======== Data entries
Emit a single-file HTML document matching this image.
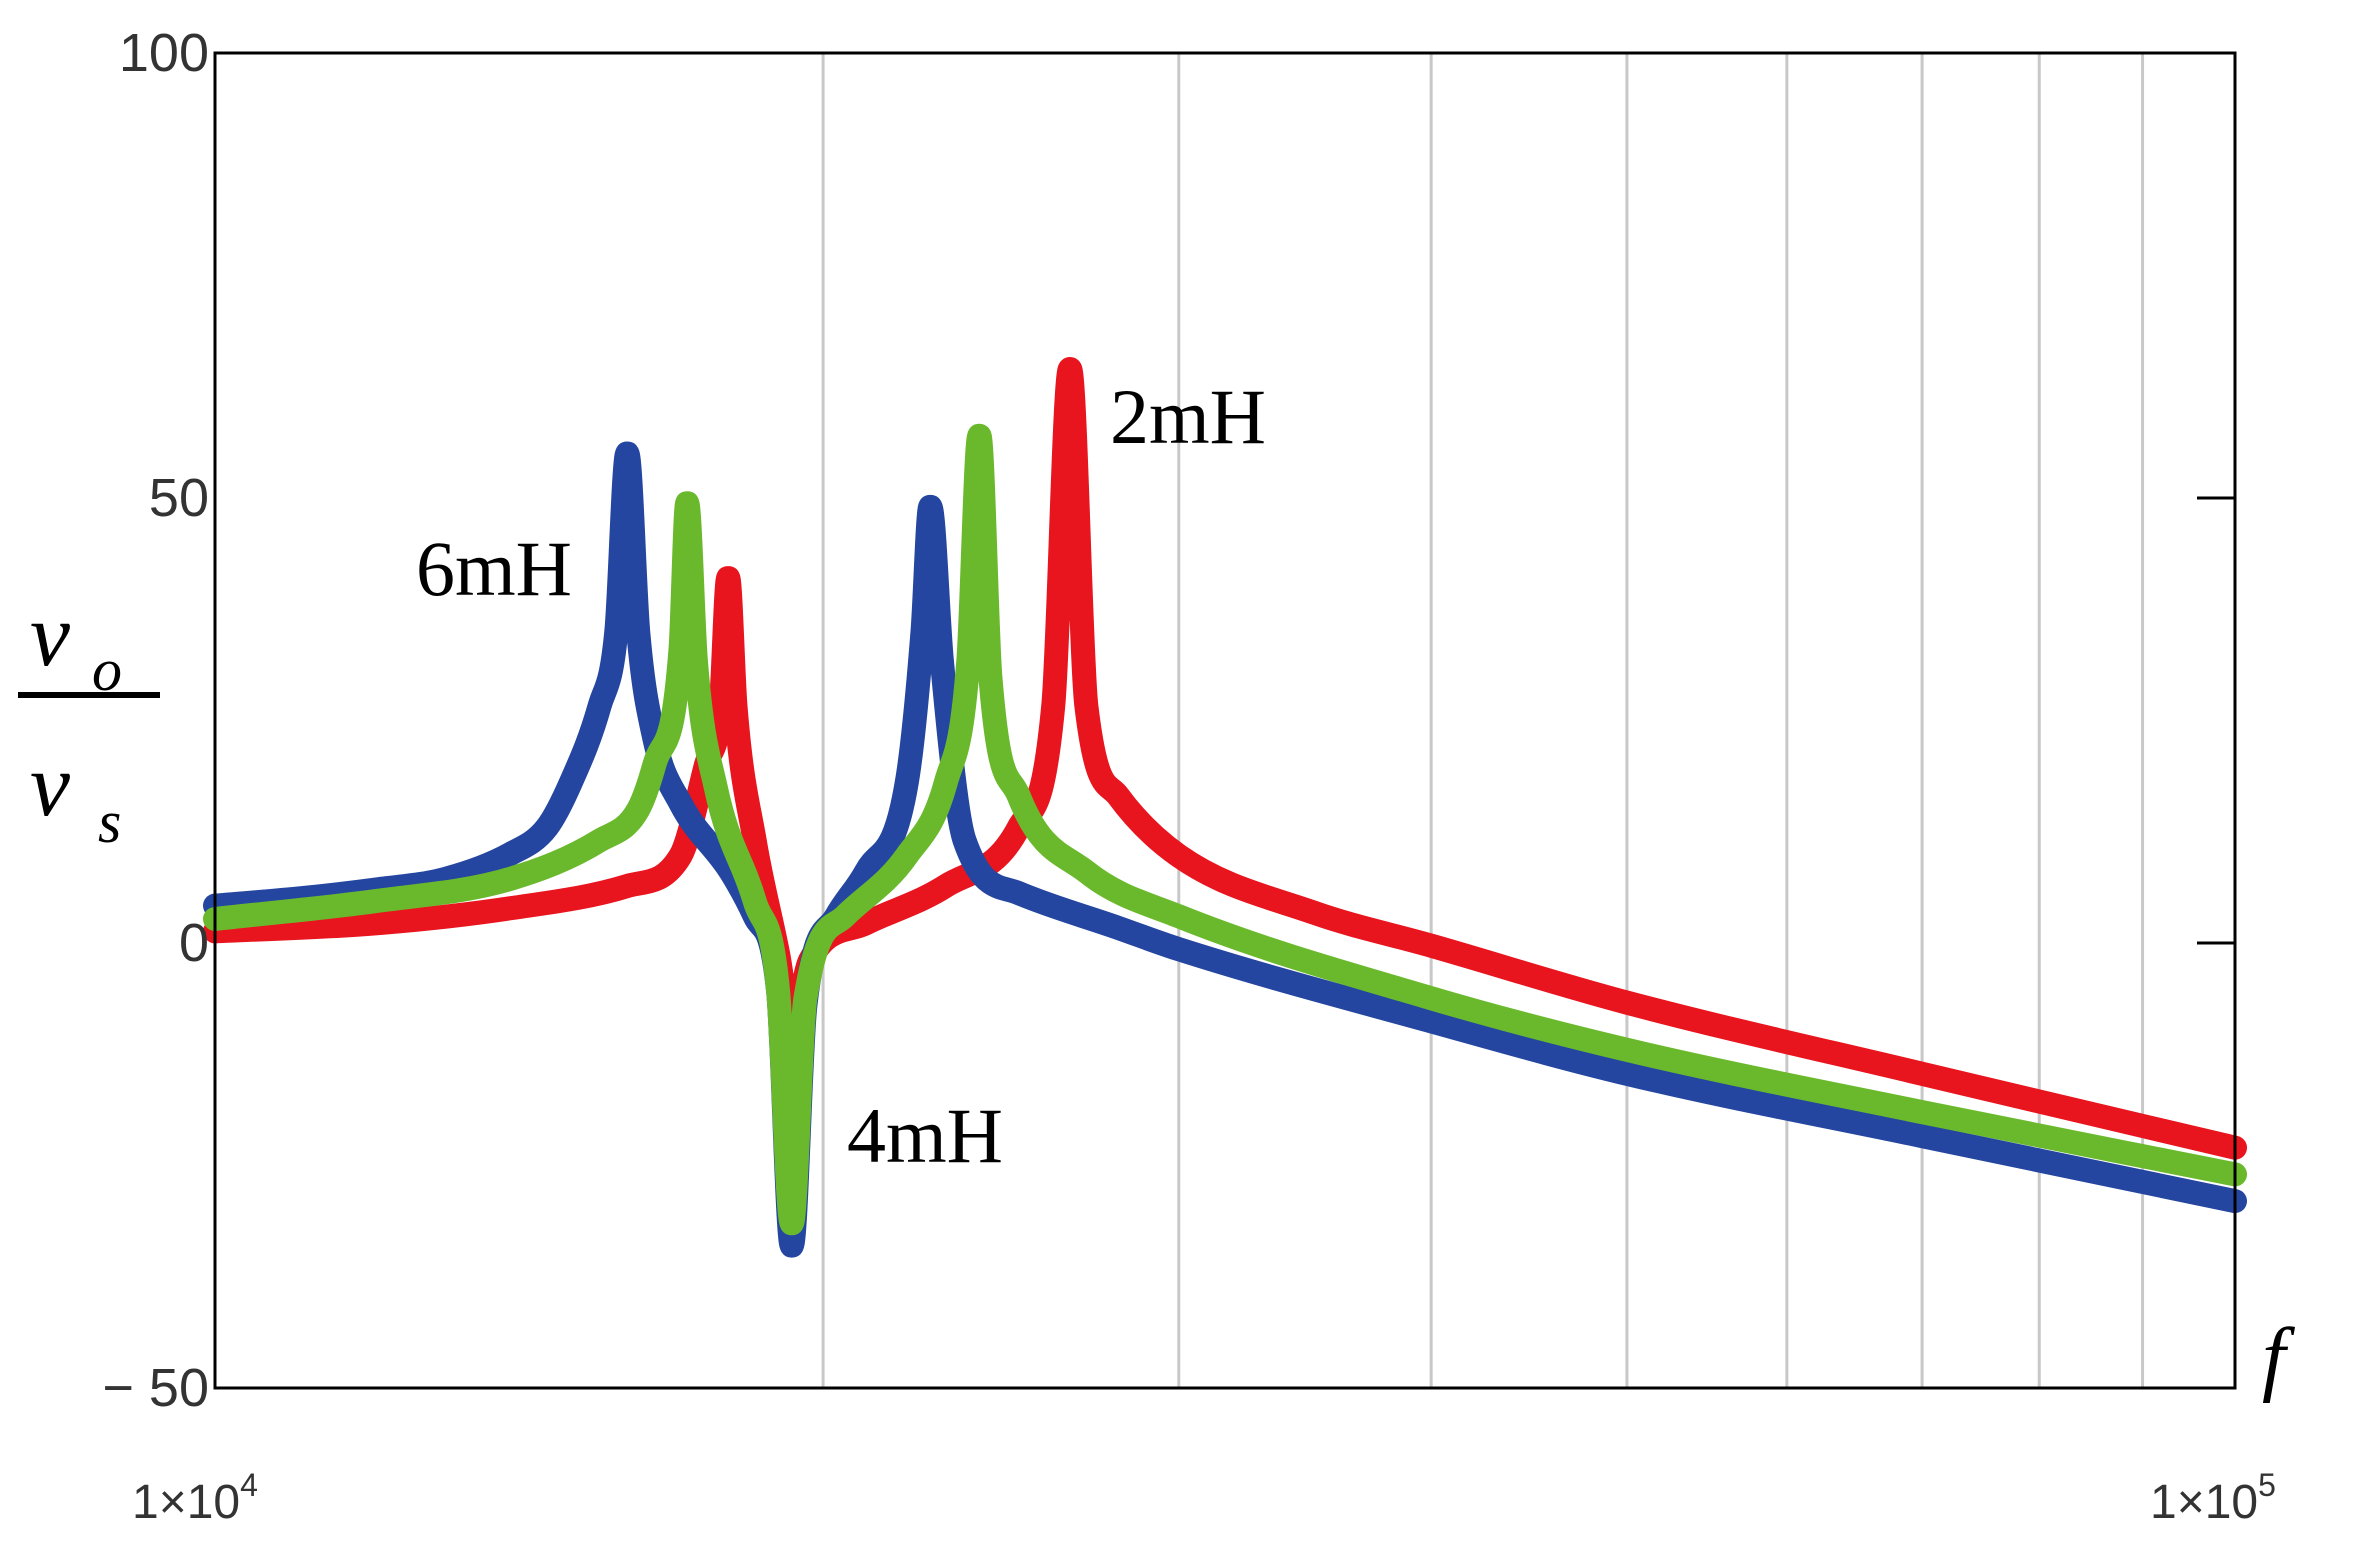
<!DOCTYPE html>
<html><head><meta charset="utf-8"><style>
html,body{margin:0;padding:0;background:#fff;}
svg{display:block;}
</style></head><body>
<svg id="chart" width="2353" height="1550" viewBox="0 0 2353 1550" xmlns="http://www.w3.org/2000/svg">
<g id="grid"></g>
<g id="series"></g>
<rect x="215" y="53" width="2020" height="1335" fill="none" stroke="#000" stroke-width="3"/>
<g id="ticks"></g>
<g font-family="Liberation Sans, sans-serif" font-size="48" fill="#333">
<text x="132" y="1518">1×10<tspan font-size="32" dy="-22">4</tspan></text>
<text x="2150" y="1518">1×10<tspan font-size="32" dy="-22">5</tspan></text>
</g>
<g font-family="Liberation Serif, serif" fill="#000">
<text x="416" y="595" font-size="78">6mH</text>
<text x="1110" y="443" font-size="78">2mH</text>
<text x="847" y="1162" font-size="78">4mH</text>
<text x="2262" y="1385" font-size="84" font-style="italic">f</text>
<g>
<text x="30" y="665" font-size="90" font-style="italic">v</text>
<text x="92" y="690" font-size="60" font-style="italic">o</text>
<rect x="18" y="692" width="142" height="6" fill="#000"/>
<text x="30" y="815" font-size="90" font-style="italic">v</text>
<text x="98" y="842" font-size="60" font-style="italic">s</text>
</g>
</g>
</svg>
<script>
const fBlue=[10000,11000,12000,13000,14000,14600,15000,15500,15800,16000,16200,16500,17000,18000,18500,19000,19300,19600,20300,21000,22000,22400,22600,22900,23500,25000,28000,30000,40000,50000,70000,100000];
const vBlue=[4.2,5,6,7.2,10,13,18,26.6,35,55,35,23,15.7,8,3,-5.4,-34,-7,3,8,18,35,49,31.7,11.5,5.6,1.7,-0.7,-8.8,-14.7,-21.7,-29];
const fGreen=[10000,12000,14000,15500,16200,16500,17000,17130,17300,17700,18500,19000,19300,19600,20500,22000,23000,23600,23900,24200,25000,27000,30000,40000,50000,70000,100000];
const vGreen=[2.7,4.7,7.2,11.5,15,20,33,49.4,31.7,17.4,4.7,-5.4,-31.5,-6.2,3,9.8,18,31.7,57,30,16.5,8,3,-6.2,-12,-19,-26];
const fRed=[10000,12000,14000,16000,17000,17500,17800,17950,18100,18500,19000,19300,19700,21000,23000,25000,26000,26500,27000,28000,30000,35000,40000,50000,70000,100000];
const vRed=[1.3,2.2,3.9,6.4,9.8,20,26.6,41,26.6,11.5,-1.2,-9.6,-2,2.2,6.4,13,26.6,64.5,26.6,16.5,9.8,3.4,-0.3,-6.7,-14.7,-23];
const gridF=[20000,30000,40000,50000,60000,70000,80000,90000];
const yTicks=[100,50,0,-50];
const yTickLabels=["100","50","0","\u2212 50"];
const NS="http://www.w3.org/2000/svg";
const X0=215,X1=2235,Y0=1388,Y1=53;
function xs(f){return X0+(Math.log10(f)-4)*(X1-X0);}
function ys(v){return Y0-(v+50)/150*(Y0-Y1);}
const grid=document.getElementById('grid');
gridF.forEach(f=>{const l=document.createElementNS(NS,'line');


l.setAttribute('x1',xs(f));l.setAttribute('x2',xs(f));l.setAttribute('y1',Y1);l.setAttribute('y2',Y0);
l.setAttribute('stroke','#c8c8c8');l.setAttribute('stroke-width','3');grid.appendChild(l);});
const ticks=document.getElementById('ticks');
yTicks.forEach((v,i)=>{const t=document.createElementNS(NS,'text');


t.setAttribute('x',X0-6);t.setAttribute('y',ys(v)+18);t.setAttribute('text-anchor','end');
t.setAttribute('font-family','Liberation Sans, sans-serif');t.setAttribute('font-size','54');t.setAttribute('fill','#333');
t.textContent=yTickLabels[i];ticks.appendChild(t);
if(v>-50&&v<100){const m=document.createElementNS(NS,'line');


m.setAttribute('x1',X1-38);m.setAttribute('x2',X1);m.setAttribute('y1',ys(v));m.setAttribute('y2',ys(v));
m.setAttribute('stroke','#000');m.setAttribute('stroke-width','3');ticks.appendChild(m);}});
function monoPath(px,py){const n=px.length,d=[],m=new Array(n);
for(let i=0;i<n-1;i++)d.push((py[i+1]-py[i])/(px[i+1]-px[i]));
m[0]=d[0];m[n-1]=d[n-2];
for(let i=1;i<n-1;i++){m[i]=(d[i-1]*d[i]<=0)?0:(d[i-1]+d[i])/2;}
for(let i=0;i<n-1;i++){if(d[i]===0){m[i]=0;m[i+1]=0;continue;}
const a=m[i]/d[i],b=m[i+1]/d[i],s=a*a+b*b;if(s>9){const t=3/Math.sqrt(s);m[i]=t*a*d[i];m[i+1]=t*b*d[i];}}
let s='M'+px[0].toFixed(1)+','+py[0].toFixed(1);
for(let i=0;i<n-1;i++){const h=(px[i+1]-px[i])/3;
s+=' C'+(px[i]+h).toFixed(1)+','+(py[i]+m[i]*h).toFixed(1)+' '+(px[i+1]-h).toFixed(1)+','+(py[i+1]-m[i+1]*h).toFixed(1)+' '+px[i+1].toFixed(1)+','+py[i+1].toFixed(1);}
return s;}
const ser=document.getElementById('series');
function draw(fs,vs,color,name){const p=document.createElementNS(NS,'path');


p.setAttribute('d',monoPath(fs.map(xs),vs.map(ys)));
p.setAttribute('fill','none');p.setAttribute('stroke',color);p.setAttribute('stroke-width','24');
p.setAttribute('stroke-linejoin','round');p.setAttribute('stroke-linecap','round');ser.appendChild(p);}
draw(fRed,vRed,'#e8141e','series-2mh');
draw(fBlue,vBlue,'#2446a0','series-6mh');
draw(fGreen,vGreen,'#6ab92d','series-4mh');
</script>
</body></html>
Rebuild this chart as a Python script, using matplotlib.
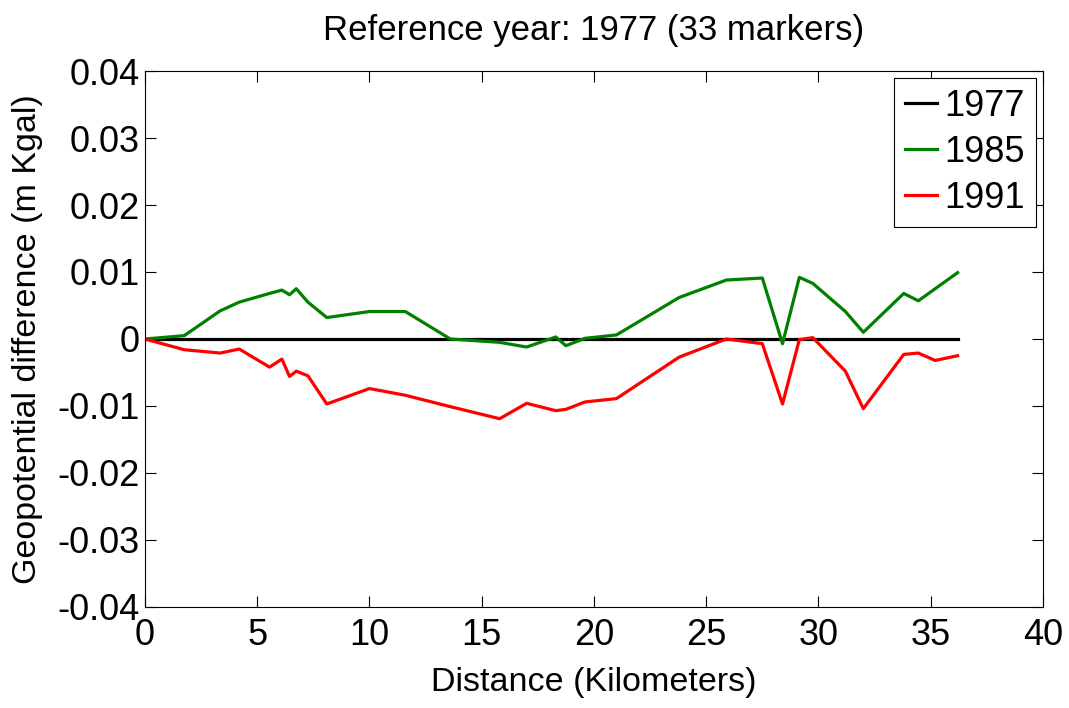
================
◆ **Written problem**:
Pictures excluded, quote all the data above exactly.

◆ **Exercise solution**:
Emit a single-file HTML document matching this image.
<!DOCTYPE html>
<html><head><meta charset="utf-8"><style>
html,body{margin:0;padding:0;background:#fff;}
svg{display:block;}
</style></head><body>
<svg id="chart" width="2353" height="1550" viewBox="0 0 2353 1550" xmlns="http://www.w3.org/2000/svg">
<g id="grid"></g>
<g id="series"></g>
<rect x="215" y="53" width="2020" height="1335" fill="none" stroke="#000" stroke-width="3"/>
<g id="ticks"></g>
<g font-family="Liberation Sans, sans-serif" font-size="48" fill="#333">
<text x="132" y="1518">1×10<tspan font-size="32" dy="-22">4</tspan></text>
<text x="2150" y="1518">1×10<tspan font-size="32" dy="-22">5</tspan></text>
</g>
<g font-family="Liberation Serif, serif" fill="#000">
<text x="416" y="595" font-size="78">6mH</text>
<text x="1110" y="443" font-size="78">2mH</text>
<text x="847" y="1162" font-size="78">4mH</text>
<text x="2262" y="1385" font-size="84" font-style="italic">f</text>
<g>
<text x="30" y="665" font-size="90" font-style="italic">v</text>
<text x="92" y="690" font-size="60" font-style="italic">o</text>
<rect x="18" y="692" width="142" height="6" fill="#000"/>
<text x="30" y="815" font-size="90" font-style="italic">v</text>
<text x="98" y="842" font-size="60" font-style="italic">s</text>
</g>
</g>
</svg>
<script>
const fBlue=[10000,11000,12000,13000,14000,14600,15000,15500,15800,16000,16200,16500,17000,18000,18500,19000,19300,19600,20300,21000,22000,22400,22600,22900,23500,25000,28000,30000,40000,50000,70000,100000];
const vBlue=[4.2,5,6,7.2,10,13,18,26.6,35,55,35,23,15.7,8,3,-5.4,-34,-7,3,8,18,35,49,31.7,11.5,5.6,1.7,-0.7,-8.8,-14.7,-21.7,-29];
const fGreen=[10000,12000,14000,15500,16200,16500,17000,17130,17300,17700,18500,19000,19300,19600,20500,22000,23000,23600,23900,24200,25000,27000,30000,40000,50000,70000,100000];
const vGreen=[2.7,4.7,7.2,11.5,15,20,33,49.4,31.7,17.4,4.7,-5.4,-31.5,-6.2,3,9.8,18,31.7,57,30,16.5,8,3,-6.2,-12,-19,-26];
const fRed=[10000,12000,14000,16000,17000,17500,17800,17950,18100,18500,19000,19300,19700,21000,23000,25000,26000,26500,27000,28000,30000,35000,40000,50000,70000,100000];
const vRed=[1.3,2.2,3.9,6.4,9.8,20,26.6,41,26.6,11.5,-1.2,-9.6,-2,2.2,6.4,13,26.6,64.5,26.6,16.5,9.8,3.4,-0.3,-6.7,-14.7,-23];
const gridF=[20000,30000,40000,50000,60000,70000,80000,90000];
const yTicks=[100,50,0,-50];
const yTickLabels=["100","50","0","\u2212 50"];
const NS="http://www.w3.org/2000/svg";
const X0=215,X1=2235,Y0=1388,Y1=53;
function xs(f){return X0+(Math.log10(f)-4)*(X1-X0);}
function ys(v){return Y0-(v+50)/150*(Y0-Y1);}
const grid=document.getElementById('grid');
gridF.forEach(f=>{const l=document.createElementNS(NS,'line');


l.setAttribute('x1',xs(f));l.setAttribute('x2',xs(f));l.setAttribute('y1',Y1);l.setAttribute('y2',Y0);
l.setAttribute('stroke','#c8c8c8');l.setAttribute('stroke-width','3');grid.appendChild(l);});
const ticks=document.getElementById('ticks');
yTicks.forEach((v,i)=>{const t=document.createElementNS(NS,'text');


t.setAttribute('x',X0-6);t.setAttribute('y',ys(v)+18);t.setAttribute('text-anchor','end');
t.setAttribute('font-family','Liberation Sans, sans-serif');t.setAttribute('font-size','54');t.setAttribute('fill','#333');
t.textContent=yTickLabels[i];ticks.appendChild(t);
if(v>-50&&v<100){const m=document.createElementNS(NS,'line');


m.setAttribute('x1',X1-38);m.setAttribute('x2',X1);m.setAttribute('y1',ys(v));m.setAttribute('y2',ys(v));
m.setAttribute('stroke','#000');m.setAttribute('stroke-width','3');ticks.appendChild(m);}});
function monoPath(px,py){const n=px.length,d=[],m=new Array(n);
for(let i=0;i<n-1;i++)d.push((py[i+1]-py[i])/(px[i+1]-px[i]));
m[0]=d[0];m[n-1]=d[n-2];
for(let i=1;i<n-1;i++){m[i]=(d[i-1]*d[i]<=0)?0:(d[i-1]+d[i])/2;}
for(let i=0;i<n-1;i++){if(d[i]===0){m[i]=0;m[i+1]=0;continue;}
const a=m[i]/d[i],b=m[i+1]/d[i],s=a*a+b*b;if(s>9){const t=3/Math.sqrt(s);m[i]=t*a*d[i];m[i+1]=t*b*d[i];}}
let s='M'+px[0].toFixed(1)+','+py[0].toFixed(1);
for(let i=0;i<n-1;i++){const h=(px[i+1]-px[i])/3;
s+=' C'+(px[i]+h).toFixed(1)+','+(py[i]+m[i]*h).toFixed(1)+' '+(px[i+1]-h).toFixed(1)+','+(py[i+1]-m[i+1]*h).toFixed(1)+' '+px[i+1].toFixed(1)+','+py[i+1].toFixed(1);}
return s;}
const ser=document.getElementById('series');
function draw(fs,vs,color,name){const p=document.createElementNS(NS,'path');


p.setAttribute('d',monoPath(fs.map(xs),vs.map(ys)));
p.setAttribute('fill','none');p.setAttribute('stroke',color);p.setAttribute('stroke-width','24');
p.setAttribute('stroke-linejoin','round');p.setAttribute('stroke-linecap','round');ser.appendChild(p);}
draw(fRed,vRed,'#e8141e','series-2mh');
draw(fBlue,vBlue,'#2446a0','series-6mh');
draw(fGreen,vGreen,'#6ab92d','series-4mh');
</script>
</body></html>
Rebuild this chart as a Python script, using matplotlib.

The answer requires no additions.